Chicago Cubs: Will they be Better, Worse, or the Same in 2017?

The Chicago Cubs have broken their curse by winning the World Series after a 103-win regular season. Are they due for regression or not?

ESPN writer David Schoenfield wrote about the Chicago Cubs a few weeks back, commenting on the fact that they likely won’t win 100 games again next season. The main point of his argument was centered around the fact that most teams that win 100 games don’t win 100 the next year. This isn’t all that surprising. Winning 100 games is difficult. It’s slightly easier in today’s NL, but that’s also quickly changing. He also points out that the Cubs defense is likely to regress a small amount, pitching depth will become more important, and the team itself may battle more injuries.

Let’s start with the Cubs defense. It’s no secret that the Cubs defense had one of the best seasons by a collective group in a long time (and possibly ever!). The analytical approach, albeit flawed, said it was true. The eye test also said it was true.

Jason Heyward, Addison Russell, and Anthony Rizzo all excelled at their respective positions. Not to mention that Javier Baez was one of the most exciting defensive players of the year, playing all around the Cubs infield. Kris Bryant wasn’t exactly a negative at third base or left field either. Just as they were on offense, their defense was stacked with some of the best players in the league.

Schoenfield thinks, probably not incorrectly, that this defense will falter during the 2017 season. With the addition of Kyle Schwarber to the outfield and the removal of Dexter Fowler, the outfield may struggle. Fowler was no defensive monster, and Schwarber isn’t as horrible as the common perception makes him out to be; however, being required to move things around from one of the best outfield defenses ever will cause a decline.

Heyward may have to play in center field, which will naturally decrease the his defensive efficiency. If the Cubs are willing to sacrifice some offense, Almora may find himself in center, which would actually be an upgrade. In the outfield, the greatest weakness may simply be the moving parts.

In the infield, nothing is likely to change. Ben Zobrist and Javier Baez will be splitting time somehow, someway at second base. Addison Russell will provide a great amount of defensive value at short stop, as will Anthony Rizzo at first. Kris Bryant is likely to have another good season at third base and may even improve there. With Miguel Montero and Willson Contreras behind the plate, the Cubs have one of the best framers in the league and a catcher with an arm that isn’t too shabby with framing either .

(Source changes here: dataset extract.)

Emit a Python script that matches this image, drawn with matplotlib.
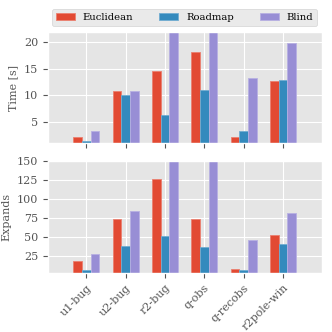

The Cubs defense is likely to decline, yes. Their 2016 season was one of the best of all-time. Repeating such a historic season would be immensely difficult. It doesn’t, however, appear as though the Cubs defense will decline a great amount. One group that may be hurt by the possible defensive decline is the Cubs pitching staff.

It’s no secret that many believe that Kyle Hendricks‘ performance in 2016 had more to do with his defense than his actual talent. That greatly undervalues how smart Hendricks is about pitching, and the efforts he made in 2016 to produce soft contact. However, he certainly did receive a boost from the defense. Jon Lester also saw help from the defense, watching his ERA drop a full point from 2015 to 2016, despite having the same peripherals. Both Lester and Hendricks found a happy medium between having a great season, and benefitting from the strength of their defense.

The Cubs pitching staff, as Schoenfield points out, was also incredibly healthy during the 2016 season. The starting five man rotation made every single start, save for a few given to Mike Montgomery and Brian Matusz near the end of the season. Teams tend to not repeat that kind of pitching health. The Cubs did see injuries seriously damage their bullpen, sending Strop and Rondon to the DL during the second half of the season. However, their pitching staff overall was incredibly healthy. The loss of Jason Hammel from the rotation will also cause the Cubs to dig deeper into their depth.

The Cubs may not be done in adding to their team, but as it stands the rotation may be a point of weakness if they see any one of their top three pitchers go down with an injury. While they will likely see some regression from Hendricks, they can expect Lester to be about the same as he was in 2017. They may also be able to count on Jake Arrieta to comeback after struggling this past season. A good amount of Arrieta’s struggles were due to his mechanics, which he has recognized and will likely attempt to fix during the offseason. 

Finally, Schoenfield argues that the Cubs really didn’t endure many injuries. They saw Kyle Schwarber go down for the entire regular season, which naturally hurt their offense. Dexter Fowler missed a few weeks, and now-departed Jorge Soler was also injured for a short amount of time. Bryant, Rizzo, Russell, and Heyward all played for the duration of the season with no health questions at all. That is largely due to their age, but that type of injury luck may not be repeatable.

Schoenfield makes a great argument for why the Cubs won’t win 100 games next season. Some of his points are overblown, but his main points hold true. What he failed to see or comment on was that the Cubs underperformed their pythagorean win-loss record in 2016. As good as they were, they were supposed to be even better. They will likely see more luck in that direction in 2017. Can they win 100 games again? That remains to be seen. They do, however, have as good of a shot as anyone.